Local governments such as panchayats and municipalities which were given constitutional status vide 73rd and 74th constitutional amendments, have made less progress because they remain powerless and ineffective.


  • Inadequate money to meet their basic requirements
  • Spending even untied grants allocated to local government, is itself fraught with several conditions
  • Less investment and hence local governments find difficult to raise their own taxes and user charges. States like Rajasthan, Punjab, and Haryana have abolished property taxes.
  • It is estimated that Local government expenditure as a percentage of GDP is only 2 percent compared with the OECD (14 percent), China (11 percent), and Brazil (7 percent).

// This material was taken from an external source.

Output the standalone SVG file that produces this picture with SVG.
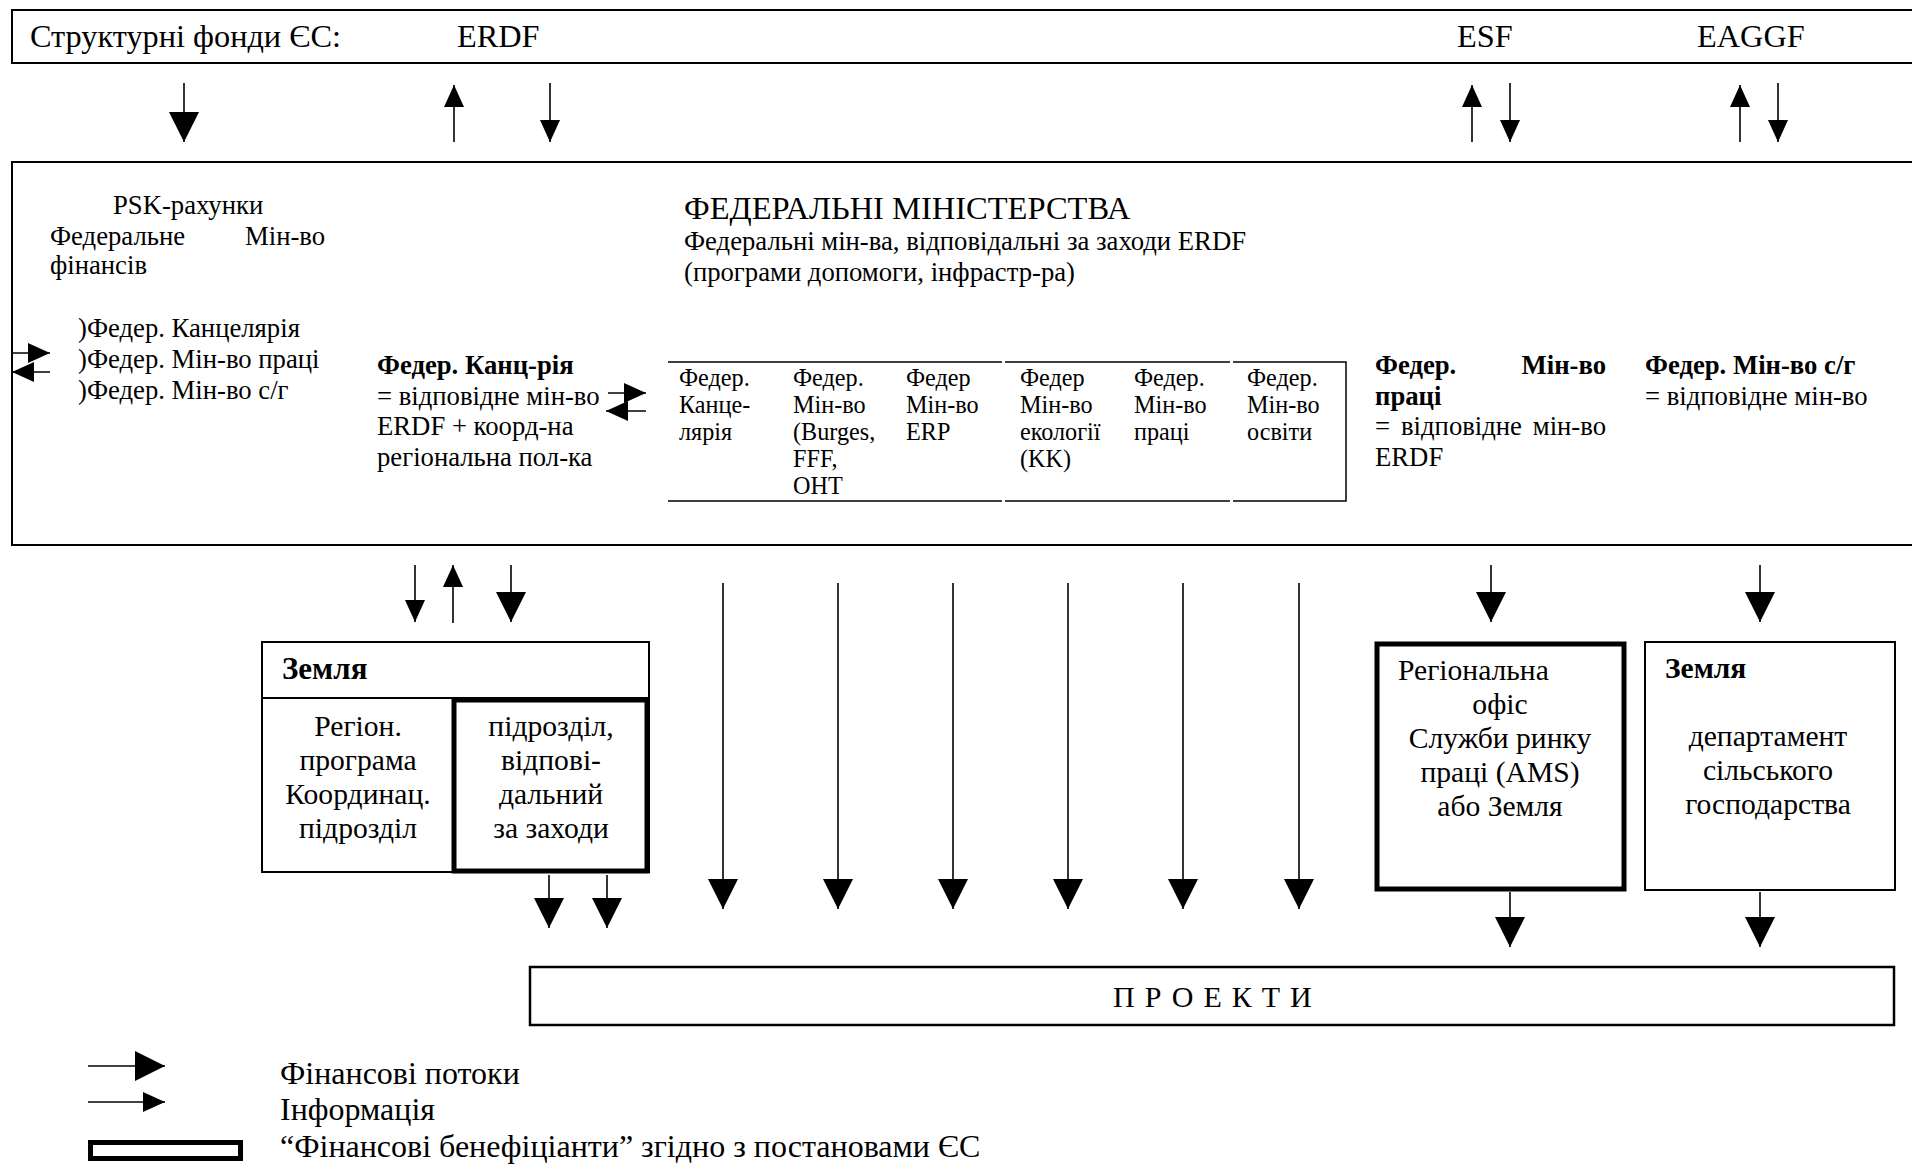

  • Local governments do not have the staff to perform even basic tasks. There is no dedicated carder of people or service is working for Panchayati raj. This makes administrative and documentation work very difficult.
  • as most staff are hired by higher-level departments staff do not feel responsible to local governments


  • In 2005, the Gujarat government postponed the Ahmedabad corporation elections. However, a Supreme Court constitutional bench held that under no circumstances can such postponements be allowed.
  • Also in Tamil Nadu, panchayat elections have not been held for over two years now, resulting in the State losing finance commission grants from the Union government


  • There is a lack of clear setting of agenda in gram sabha, gram Samiti meetings and there is a lot of adhocism with no proper structure
  • Also Proxy for reserved seats: Landlord and relatives many a time give a proxy for SC/ST’s and women.


  • Criminalization of politics is also rampant in local self-government particularly criminal elements and contractors are attracted to local government elections. There is a chain of corruption involving a partnership between elected representatives and officials at all levels.
  • People erroneously perceive higher corruption at the local level, simply because it is more visible.

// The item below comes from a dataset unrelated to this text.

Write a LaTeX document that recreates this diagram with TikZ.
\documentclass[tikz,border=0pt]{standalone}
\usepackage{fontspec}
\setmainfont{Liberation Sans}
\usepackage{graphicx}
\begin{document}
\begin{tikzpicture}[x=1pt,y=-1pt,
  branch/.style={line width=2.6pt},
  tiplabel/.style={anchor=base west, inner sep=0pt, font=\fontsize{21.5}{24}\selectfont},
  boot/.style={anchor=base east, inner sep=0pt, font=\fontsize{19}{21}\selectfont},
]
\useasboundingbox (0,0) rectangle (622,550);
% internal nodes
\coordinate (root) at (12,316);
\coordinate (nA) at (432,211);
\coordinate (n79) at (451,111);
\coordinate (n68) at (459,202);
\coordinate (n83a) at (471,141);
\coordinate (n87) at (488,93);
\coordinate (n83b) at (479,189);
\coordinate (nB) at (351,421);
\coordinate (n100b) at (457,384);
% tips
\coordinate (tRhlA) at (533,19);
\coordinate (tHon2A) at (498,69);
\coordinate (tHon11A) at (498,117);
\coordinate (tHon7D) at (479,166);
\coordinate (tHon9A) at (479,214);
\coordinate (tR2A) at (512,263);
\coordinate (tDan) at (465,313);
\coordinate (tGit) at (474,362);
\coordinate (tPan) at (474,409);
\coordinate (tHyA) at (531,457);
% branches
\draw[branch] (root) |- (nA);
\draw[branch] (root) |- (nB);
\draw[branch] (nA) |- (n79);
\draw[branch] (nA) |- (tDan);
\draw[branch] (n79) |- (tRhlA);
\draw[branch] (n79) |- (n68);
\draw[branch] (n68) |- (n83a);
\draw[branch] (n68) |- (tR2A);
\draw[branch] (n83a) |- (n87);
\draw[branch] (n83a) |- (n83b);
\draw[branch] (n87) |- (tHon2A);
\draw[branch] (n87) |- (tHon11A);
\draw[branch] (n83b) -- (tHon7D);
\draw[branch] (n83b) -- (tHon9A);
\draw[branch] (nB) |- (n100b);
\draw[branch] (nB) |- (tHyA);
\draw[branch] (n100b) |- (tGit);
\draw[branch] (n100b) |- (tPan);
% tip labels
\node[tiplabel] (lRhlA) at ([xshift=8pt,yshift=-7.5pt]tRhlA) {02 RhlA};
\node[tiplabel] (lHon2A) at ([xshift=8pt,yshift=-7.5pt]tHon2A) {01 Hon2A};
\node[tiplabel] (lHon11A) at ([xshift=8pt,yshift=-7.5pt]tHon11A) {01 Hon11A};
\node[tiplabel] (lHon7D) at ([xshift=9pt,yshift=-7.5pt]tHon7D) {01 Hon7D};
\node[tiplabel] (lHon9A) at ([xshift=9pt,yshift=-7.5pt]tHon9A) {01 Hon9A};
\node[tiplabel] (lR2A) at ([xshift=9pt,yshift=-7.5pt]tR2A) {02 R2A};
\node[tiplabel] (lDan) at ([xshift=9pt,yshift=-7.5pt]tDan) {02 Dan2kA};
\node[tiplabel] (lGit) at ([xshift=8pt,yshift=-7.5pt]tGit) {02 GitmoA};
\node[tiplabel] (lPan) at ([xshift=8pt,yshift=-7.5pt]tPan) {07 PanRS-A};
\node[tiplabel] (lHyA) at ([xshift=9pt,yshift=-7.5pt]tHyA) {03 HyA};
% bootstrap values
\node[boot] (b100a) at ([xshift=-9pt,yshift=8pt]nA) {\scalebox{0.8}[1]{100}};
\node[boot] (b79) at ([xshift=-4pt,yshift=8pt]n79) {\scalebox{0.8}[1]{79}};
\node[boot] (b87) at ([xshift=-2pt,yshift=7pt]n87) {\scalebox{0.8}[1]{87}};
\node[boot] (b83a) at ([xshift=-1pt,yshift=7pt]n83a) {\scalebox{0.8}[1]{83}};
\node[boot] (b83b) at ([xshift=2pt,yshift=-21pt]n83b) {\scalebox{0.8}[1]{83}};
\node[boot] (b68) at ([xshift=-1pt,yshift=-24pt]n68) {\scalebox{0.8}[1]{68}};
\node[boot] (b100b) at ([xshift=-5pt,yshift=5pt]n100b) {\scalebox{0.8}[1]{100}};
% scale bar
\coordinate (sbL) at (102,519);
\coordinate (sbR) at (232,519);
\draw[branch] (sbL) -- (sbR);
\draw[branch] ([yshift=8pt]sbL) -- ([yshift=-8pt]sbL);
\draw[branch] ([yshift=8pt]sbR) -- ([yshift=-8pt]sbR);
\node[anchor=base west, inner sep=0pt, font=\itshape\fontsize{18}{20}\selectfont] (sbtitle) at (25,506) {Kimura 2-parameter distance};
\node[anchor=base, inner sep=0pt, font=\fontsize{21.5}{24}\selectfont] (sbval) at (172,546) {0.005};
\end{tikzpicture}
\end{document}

  • It is to be noted that local government involvement in central programmes, does not constitute devolution. The current Union government has further centralized service delivery by using technology, and panchayats are nothing more than front offices for several Union government programmes. For example in the ‘Smart City’ programme States have been forced to constitute ‘special purpose vehicles’ to expense these grants and it does not devolve its funds to the municipalities.
  • There is no public outrage to highlight the difficulties faced by local government because people do not distinguish the level of government for delivery of services.

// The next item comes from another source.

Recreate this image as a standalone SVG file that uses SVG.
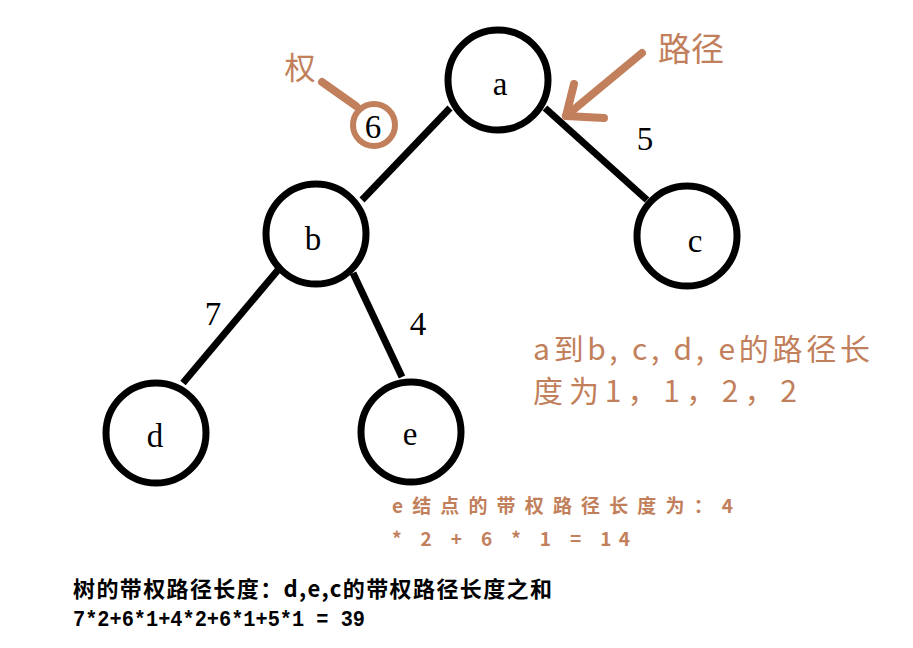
<svg xmlns="http://www.w3.org/2000/svg" width="913" height="648" viewBox="0 0 913 648">
<style>
.node circle{fill:#fff;stroke:#000;stroke-width:7}
.lbl{font-family:"Liberation Serif",serif;font-size:33px;fill:#000;text-anchor:middle}
.edge{stroke:#000;stroke-width:7;fill:none}
.ann{fill:#c27f5b;font-family:"Noto Sans CJK SC","Noto Sans",sans-serif}
.annline{stroke:#c27f5b;stroke-width:8;fill:none;stroke-linecap:round;stroke-linejoin:round}
.blk{fill:#000;font-family:"Noto Sans CJK SC","Noto Sans",sans-serif;font-weight:bold}
.mono{fill:#000;font-family:"Liberation Mono",monospace;font-weight:bold}
</style>
<rect width="913" height="648" fill="#fff"/>
<g id="connectors">
<line class="edge" x1="450" y1="108" x2="362" y2="200"/>
<line class="edge" x1="545" y1="108" x2="647" y2="200"/>
<line class="edge" x1="278" y1="270" x2="183" y2="383"/>
<line class="edge" x1="353" y1="273" x2="402" y2="377"/>
<text class="lbl" x="213" y="325">7</text>
<text class="lbl" x="418" y="335">4</text>
<text class="lbl" x="645" y="150">5</text>
</g>
<g id="node-a" class="node"><circle cx="498" cy="80" r="50"/><text class="lbl" x="500" y="95">a</text></g>
<g id="node-b" class="node"><circle cx="316" cy="234" r="50"/><text class="lbl" x="313" y="250">b</text></g>
<g id="node-c" class="node"><circle cx="687" cy="236" r="50"/><text class="lbl" x="695" y="252">c</text></g>
<g id="node-d" class="node"><circle cx="156" cy="433" r="50"/><text class="lbl" x="155" y="447">d</text></g>
<g id="node-e" class="node"><circle cx="411" cy="432" r="50"/><text class="lbl" x="410" y="445">e</text></g>
<g id="annotation-weight">
<text class="ann" x="300" y="79" font-size="31" text-anchor="middle">权</text>
<line class="annline" x1="322" y1="82" x2="356" y2="106"/>
<circle cx="374" cy="125" r="21" fill="#fff" stroke="#c27f5b" stroke-width="6"/>
<text class="lbl" x="373" y="138">6</text>
</g>
<g id="annotation-path">
<text class="ann" x="691" y="61" font-size="33" text-anchor="middle">路径</text>
<path class="annline" d="M642 53 L566 116"/>
<path class="annline" d="M574 84 L566 116 L604 118"/>
</g>
<g id="note-length">
<text class="ann" x="533" y="360" font-size="30" textLength="337" lengthAdjust="spacing">a到b, c, d, e的路径长</text>
<text class="ann" x="533" y="402" font-size="30" textLength="264" lengthAdjust="spacing">度为1，1，2，2</text>
</g>
<g id="note-e">
<text class="ann" x="392" y="513" font-size="19" font-weight="bold" textLength="341" lengthAdjust="spacing">e结点的带权路径长度为：4</text>
<text class="ann" x="392" y="546" font-size="19" font-weight="bold" textLength="238" lengthAdjust="spacing">* 2 + 6 * 1 = 14</text>
</g>
<g id="note-total">
<text class="blk" x="73" y="597" font-size="22" textLength="479" lengthAdjust="spacing">树的带权路径长度：d,e,c的带权路径长度之和</text>
<text class="mono" x="73" y="626" font-size="22" textLength="292" lengthAdjust="spacingAndGlyphs">7*2+6*1+4*2+6*1+5*1 = 39</text>
</g>
</svg>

  • Creation of parallel bodies has weakened the panchayats and Municipalities. This has also weakened the process of decentralized democracy. For Example, Haryana has created a Rural Development Agency, presided over by the Chief Minister, to enter into the functional domain of panchayats.


  1. Meeting of gram sabhas and committees to be videographed
  2. Consultations with the gram sabha could be organised through smaller discussions where everybody can really participate.
  3. Even Short Message Services or social media groups could be used for discussions between members.
  • ORGANISATIONAL STRUCTURES HAVE TO BE STRENGTHENED: Local governments must be enabled to hold State departments accountable and to provide quality, corruption-free service to them, through service-level agreements.
  • ADEQUATE TRAINING: to develop expertise in the members so that they contribute more in the planning process and in the implementation of policies and programmes.
  • STRENGTHEN LOCAL TAXATION AVENUES: local governments should be able to raise their own taxes and user charges to augment their resources.


Robust democratic culture requires effective decentralization to prevent operation of criminal politicians at a higher level. Also, it is easy to keep track of corruption at local government.